Run wrappe with an input directory, the command to launch and the output filename to create a single-binary executable. The input directory and all contained files and links will be packed. The command must be an executable file within the input directory that should be launched after unpacking.

wrappe [OPTIONS] <input> <command> [output] [-- <ARGUMENTS>...]

Arguments:
  <input>         Path to the input directory
  <command>       Path to the executable to start after unpacking
  [output]        Path to or filename of the output executable
  [ARGUMENTS]...  Command line arguments to pass to the executable

Options:
  -r, --runner <RUNNER>
        Platform to pack for (see --list-runners for available options) [default: native]
  -c, --compression <COMPRESSION>
        Zstd compression level (0-22) [default: 8]
  -t, --unpack-target <UNPACK_TARGET>
        Unpack directory target (temp, local, cwd) [default: temp]
  -d, --unpack-directory <UNPACK_DIRECTORY>
        Unpack directory name [default: inferred from input directory]
  -v, --versioning <VERSIONING>
        Versioning strategy (sidebyside, replace, none) [default: sidebyside]
  -e, --verification <VERIFICATION>
        Verification of existing unpacked data (existence, checksum, none) [default: existence]
  -s, --version-string <VERSION_STRING>
        Version string override [default: randomly generated]
  -i, --show-information <SHOW_INFORMATION>
        Information output details (title, verbose, none) [default: title]
  -n, --console <CONSOLE>
        Show or attach to a console window (auto, always, never, attach) [default: auto]
  -w, --current-dir <CURRENT_DIR>
        Working directory of the command (inherit, unpack, runner, command) [default: inherit]
  -o, --once
        Allow only one running instance
  -z, --build-dictionary
        Build compression dictionary
  -l, --list-runners
        Print available runners
  -h, --help
        Print help
  -V, --version
        Print version

Additional arguments for the packed executable can be specified after -- and will automatically be passed to the command when launched.

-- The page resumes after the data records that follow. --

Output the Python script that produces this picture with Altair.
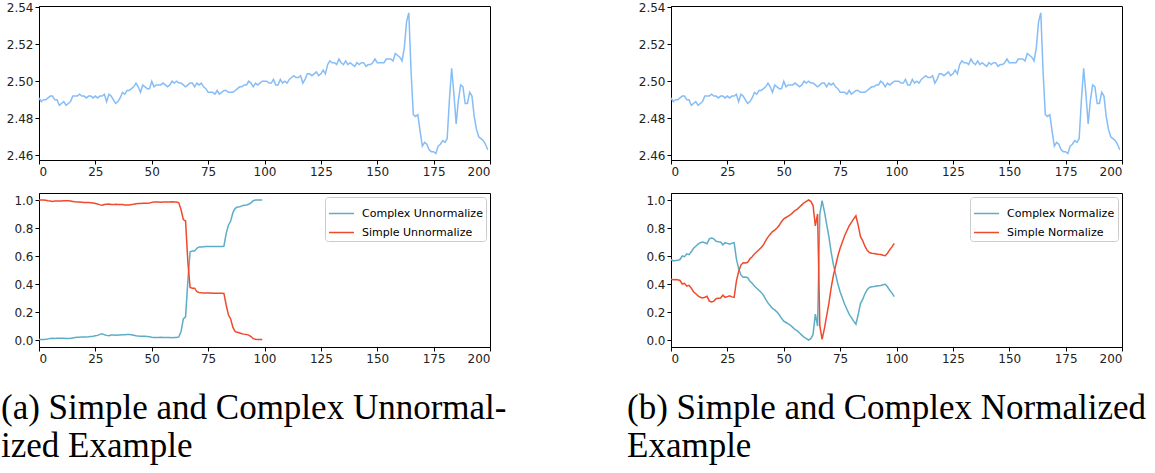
import altair as alt
import pandas as pd

# ---------------- data ----------------
reference_series = [
    2.491, 2.489, 2.490, 2.490, 2.491, 2.492, 2.492, 2.490, 2.490, 2.487,
    2.488, 2.489, 2.487, 2.488, 2.489, 2.492, 2.492, 2.492, 2.493, 2.492,
    2.492, 2.491, 2.492, 2.492, 2.491, 2.492, 2.491, 2.492, 2.492, 2.493,
    2.489, 2.493, 2.492, 2.490, 2.488, 2.489, 2.491, 2.494, 2.493, 2.495,
    2.495, 2.496, 2.497, 2.499, 2.497, 2.494, 2.498, 2.497, 2.496, 2.496,
    2.500, 2.497, 2.498, 2.498, 2.498, 2.499, 2.498, 2.497, 2.498, 2.500,
    2.499, 2.500, 2.499, 2.499, 2.498, 2.497, 2.498, 2.499, 2.499, 2.497,
    2.499, 2.498, 2.499, 2.497, 2.496, 2.494, 2.494, 2.494, 2.493, 2.495,
    2.493, 2.494, 2.495, 2.495, 2.494, 2.494, 2.494, 2.495, 2.496, 2.497,
    2.497, 2.498, 2.498, 2.500, 2.499, 2.497, 2.499, 2.498, 2.499, 2.500,
    2.500, 2.500, 2.499, 2.499, 2.501, 2.498, 2.498, 2.501, 2.499, 2.500,
    2.499, 2.501, 2.502, 2.503, 2.502, 2.502, 2.503, 2.499, 2.501, 2.504,
    2.504, 2.503, 2.504, 2.505, 2.503, 2.504, 2.506, 2.504, 2.509, 2.511,
    2.510, 2.510, 2.509, 2.512, 2.510, 2.509, 2.511, 2.509, 2.510, 2.509,
    2.508, 2.510, 2.509, 2.510, 2.510, 2.508, 2.509, 2.509, 2.510, 2.512,
    2.510, 2.510, 2.510, 2.510, 2.512, 2.512, 2.512, 2.511, 2.515, 2.514,
    2.513, 2.511, 2.518, 2.532, 2.537, 2.505, 2.482, 2.481, 2.482, 2.473,
    2.465, 2.467, 2.466, 2.463, 2.462, 2.462, 2.461, 2.465, 2.466, 2.468,
    2.467, 2.469, 2.490, 2.507, 2.493, 2.477, 2.490, 2.498, 2.497, 2.488,
    2.488, 2.494, 2.492, 2.481, 2.474, 2.470, 2.469, 2.468, 2.466, 2.463,
]

complex_unnormalize = [
    0.003, 0.003, 0.003, 0.005, 0.008, 0.010, 0.012, 0.010, 0.012, 0.012,
    0.012, 0.012, 0.010, 0.010, 0.012, 0.015, 0.018, 0.020, 0.020, 0.021,
    0.022, 0.022, 0.023, 0.025, 0.027, 0.030, 0.033, 0.040, 0.045, 0.037,
    0.033, 0.030, 0.035, 0.036, 0.034, 0.036, 0.036, 0.037, 0.038, 0.039,
    0.040, 0.037, 0.034, 0.030, 0.028, 0.027, 0.026, 0.026, 0.025, 0.024,
    0.020, 0.018, 0.018, 0.018, 0.019, 0.018, 0.018, 0.017, 0.017, 0.016,
    0.017, 0.018, 0.022, 0.060, 0.150, 0.165, 0.420, 0.630, 0.635, 0.635,
    0.655, 0.665, 0.665, 0.666, 0.667, 0.667, 0.667, 0.668, 0.668, 0.668,
    0.668, 0.668, 0.670, 0.760, 0.820, 0.850, 0.910, 0.940, 0.950, 0.952,
    0.958, 0.962, 0.965, 0.970, 0.980, 0.995, 1.000, 1.000, 1.000, 1.000,
]

simple_unnormalize = [
    1.000, 1.000, 1.000, 0.998, 0.995, 0.993, 0.990, 0.992, 0.993, 0.993,
    0.993, 0.994, 0.995, 0.995, 0.993, 0.990, 0.987, 0.985, 0.985, 0.984,
    0.983, 0.983, 0.982, 0.980, 0.978, 0.975, 0.972, 0.965, 0.962, 0.968,
    0.970, 0.972, 0.968, 0.967, 0.970, 0.968, 0.968, 0.967, 0.965, 0.965,
    0.965, 0.968, 0.970, 0.973, 0.975, 0.975, 0.976, 0.976, 0.977, 0.978,
    0.983, 0.985, 0.985, 0.985, 0.984, 0.985, 0.985, 0.986, 0.986, 0.987,
    0.986, 0.985, 0.980, 0.930, 0.860, 0.850, 0.560, 0.375, 0.370, 0.370,
    0.345, 0.340, 0.337, 0.336, 0.335, 0.335, 0.335, 0.334, 0.334, 0.334,
    0.334, 0.334, 0.333, 0.250, 0.180, 0.150, 0.090, 0.060, 0.055, 0.050,
    0.045, 0.042, 0.040, 0.035, 0.025, 0.010, 0.005, 0.003, 0.003, 0.003,
]

complex_normalize = [
    0.575, 0.565, 0.568, 0.570, 0.575, 0.600, 0.595, 0.615, 0.610, 0.630,
    0.655, 0.670, 0.685, 0.695, 0.700, 0.695, 0.688, 0.722, 0.728, 0.722,
    0.705, 0.702, 0.700, 0.680, 0.695, 0.690, 0.685, 0.692, 0.695, 0.580,
    0.510, 0.465, 0.448, 0.450, 0.445, 0.420, 0.405, 0.385, 0.370, 0.355,
    0.340, 0.320, 0.290, 0.265, 0.245, 0.225, 0.215, 0.200, 0.180, 0.155,
    0.135, 0.125, 0.115, 0.105, 0.090, 0.075, 0.065, 0.050, 0.035, 0.020,
    0.010, 0.000, 0.010, 0.040, 0.185, 0.100, 0.900, 0.995, 0.920, 0.830,
    0.740, 0.630, 0.540, 0.470, 0.400, 0.345, 0.300, 0.255, 0.220, 0.185,
    0.160, 0.135, 0.113, 0.180, 0.260, 0.290, 0.330, 0.360, 0.375, 0.380,
    0.382, 0.385, 0.388, 0.390, 0.395, 0.398, 0.380, 0.355, 0.335, 0.310,
]

simple_normalize = [
    0.435, 0.430, 0.432, 0.430, 0.425, 0.400, 0.405, 0.385, 0.390, 0.370,
    0.345, 0.330, 0.315, 0.305, 0.300, 0.305, 0.312, 0.278, 0.272, 0.278,
    0.295, 0.298, 0.300, 0.320, 0.305, 0.310, 0.315, 0.308, 0.305, 0.420,
    0.490, 0.535, 0.552, 0.550, 0.555, 0.580, 0.595, 0.615, 0.630, 0.645,
    0.660, 0.680, 0.710, 0.735, 0.755, 0.775, 0.785, 0.800, 0.820, 0.845,
    0.865, 0.875, 0.885, 0.895, 0.910, 0.925, 0.935, 0.950, 0.965, 0.980,
    0.990, 1.000, 0.990, 0.960, 0.815, 0.900, 0.100, 0.005, 0.080, 0.170,
    0.260, 0.370, 0.460, 0.530, 0.600, 0.655, 0.700, 0.745, 0.780, 0.815,
    0.840, 0.865, 0.887, 0.820, 0.740, 0.710, 0.670, 0.640, 0.625, 0.620,
    0.618, 0.615, 0.612, 0.610, 0.605, 0.602, 0.620, 0.645, 0.665, 0.690,
]

x_ticks = [0, 25, 50, 75, 100, 125, 150, 175, 200]
top_y_ticks = [2.46, 2.48, 2.50, 2.52, 2.54]
bottom_y_ticks = [0.0, 0.2, 0.4, 0.6, 0.8, 1.0]

caption_a = ["(a) Simple and Complex Unnormal-", "ized Example"]
caption_b = ["(b) Simple and Complex Normalized", "Example"]

legend_a = ["Complex Unnormalize", "Simple Unnormalize"]
legend_b = ["Complex Normalize", "Simple Normalize"]

# ---------------- styling ----------------
TOP_COLOR = "#86bdf6"
CYAN = "#5eadc6"
RED = "#ef4a2c"
PANEL_W = 451
PANEL_H = 154
AXIS_FONT = "DejaVu Sans"
CAPTION_FONT = "Liberation Serif"


def x_enc():
    return alt.X(
        "x:Q",
        scale=alt.Scale(domain=[0, 200], nice=False, zero=False),
        axis=alt.Axis(values=x_ticks, title=None, format="d"),
    )


def top_panel():
    df = pd.DataFrame({"x": list(range(len(reference_series))), "y": reference_series})
    return (
        alt.Chart(df)
        .mark_line(color=TOP_COLOR, strokeWidth=1.5)
        .encode(
            x=x_enc(),
            y=alt.Y(
                "y:Q",
                scale=alt.Scale(domain=[2.4575, 2.5406], nice=False, zero=False),
                axis=alt.Axis(values=top_y_ticks, format=".2f", title=None),
            ),
        )
        .properties(width=PANEL_W, height=PANEL_H)
    )


def bottom_panel(complex_vals, simple_vals, names, caption, dx):
    rows = []
    for i, v in enumerate(complex_vals):
        rows.append({"x": i, "y": v, "series": names[0]})
    for i, v in enumerate(simple_vals):
        rows.append({"x": i, "y": v, "series": names[1]})
    df = pd.DataFrame(rows)
    return (
        alt.Chart(
            df,
            title=alt.TitleParams(
                text=caption,
                orient="bottom",
                anchor="start",
                frame="group",
                font=CAPTION_FONT,
                fontSize=35,
                fontWeight="normal",
                color="black",
                dx=dx,
                offset=27,
                lineHeight=38,
            ),
        )
        .mark_line(strokeWidth=1.5)
        .encode(
            x=x_enc(),
            y=alt.Y(
                "y:Q",
                scale=alt.Scale(domain=[-0.05, 1.05], nice=False, zero=False),
                axis=alt.Axis(values=bottom_y_ticks, format=".1f", title=None),
            ),
            color=alt.Color(
                "series:N",
                scale=alt.Scale(domain=names, range=[CYAN, RED]),
                sort=names,
                legend=alt.Legend(
                    title=None,
                    orient="top-right",
                    offset=4,
                    symbolType="stroke",
                    symbolSize=625,
                    symbolStrokeWidth=1.5,
                    labelFont=AXIS_FONT,
                    labelFontSize=11,
                    labelColor="black",
                    fillColor="white",
                    strokeColor="#cccccc",
                    cornerRadius=3,
                    padding=3,
                    rowPadding=0,
                    labelOffset=7,
                ),
            ),
        )
        .properties(width=PANEL_W, height=PANEL_H)
    )


chart = (
    alt.concat(
        top_panel(),
        top_panel(),
        bottom_panel(complex_unnormalize, simple_unnormalize, legend_a, caption_a, -38),
        bottom_panel(complex_normalize, simple_normalize, legend_b, caption_b, -44),
        columns=2,
        spacing={"row": 33, "column": 181},
        bounds="flush",
    )
    .resolve_scale(color="independent")
    .resolve_legend(color="independent")
    .properties(padding={"left": 0, "top": 0, "right": 0, "bottom": 0}, background="white")
    .configure_view(stroke="black", strokeWidth=1)
    .configure_axis(
        grid=False,
        domainColor="black",
        domainWidth=1,
        tickColor="black",
        tickSize=4,
        tickWidth=1,
        labelFont=AXIS_FONT,
        labelFontSize=12,
        labelColor="#222222",
        labelPadding=2,
    )
)

chart.save("out.html", embed_options={"renderer": "svg", "actions": False})
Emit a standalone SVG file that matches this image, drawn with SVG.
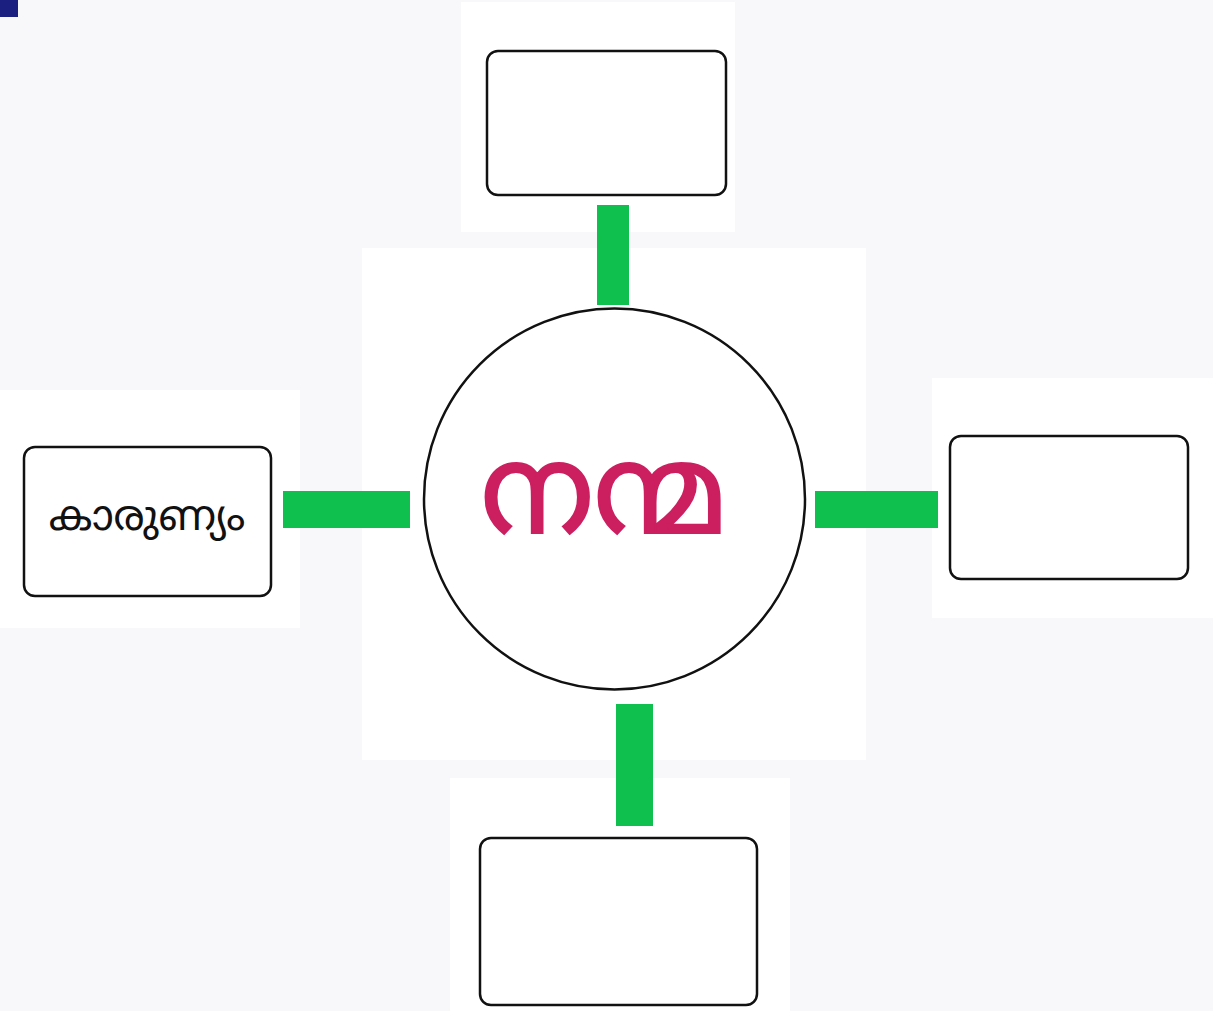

If the packed executable needs to access packed files by relative path and expects a certain working directory, use the --current-dir option to set it to its parent directory or the unpack directory. The WRAPPE_UNPACK_DIR and WRAPPE_LAUNCH_DIR environment variables will always be set for the command with the paths to the unpack directory and the inherited working directory.

Packed Windows executables will have their subsystem, icons and other resources automatically transferred to the output executable through editpe.

Options

The packing and unpacking behavior is highly customizable. The default options are suitable for most use cases, but can be adjusted to fit specific requirements.

runner

This option specifies which runner will be used for the output executable. The runner is the pre-built executable that unpacks the payload and starts the packed command. Partial matches are accepted if unambiguous, for instance windows will be accepted if only one runner for Windows is available.

It defaults to the native runner for the current platform. Additional runners have to be included at compile time, see the compilation section for more info.

compression

This option controls the Zstandard compression level. Accepted values range from 0 to 22. Higher compression levels will result in smaller output files, but will also increase the packing time.

It defaults to 8.

unpack-target

This option specifies the directory the packed files are unpacked to. Accepted values are:

  • temp: The files will be unpacked to the systems temporary directory.
  • local: The files will be unpacked to the local data directory, usually User/AppData/Local on Windows and /home/user/.local/share on Linux.
  • cwd: The files will be unpacked to the working directory of the runner executable.

It defaults to temp.

unpack-directory

This option specifies the unpack directory name inside the unpack-target. It defaults to the name of the input file or directory.

versioning

This option specifies the versioning strategy. Accepted values are:

  • sidebyside: An individual directory will be created for every version. An already unpacked version will not be unpacked again.
  • replace: Already unpacked files from a different version will be overwritten. Unpacked files from the same version will not be upacked again.
  • none: Packed files are always unpacked and already unpacked files will be overwritten.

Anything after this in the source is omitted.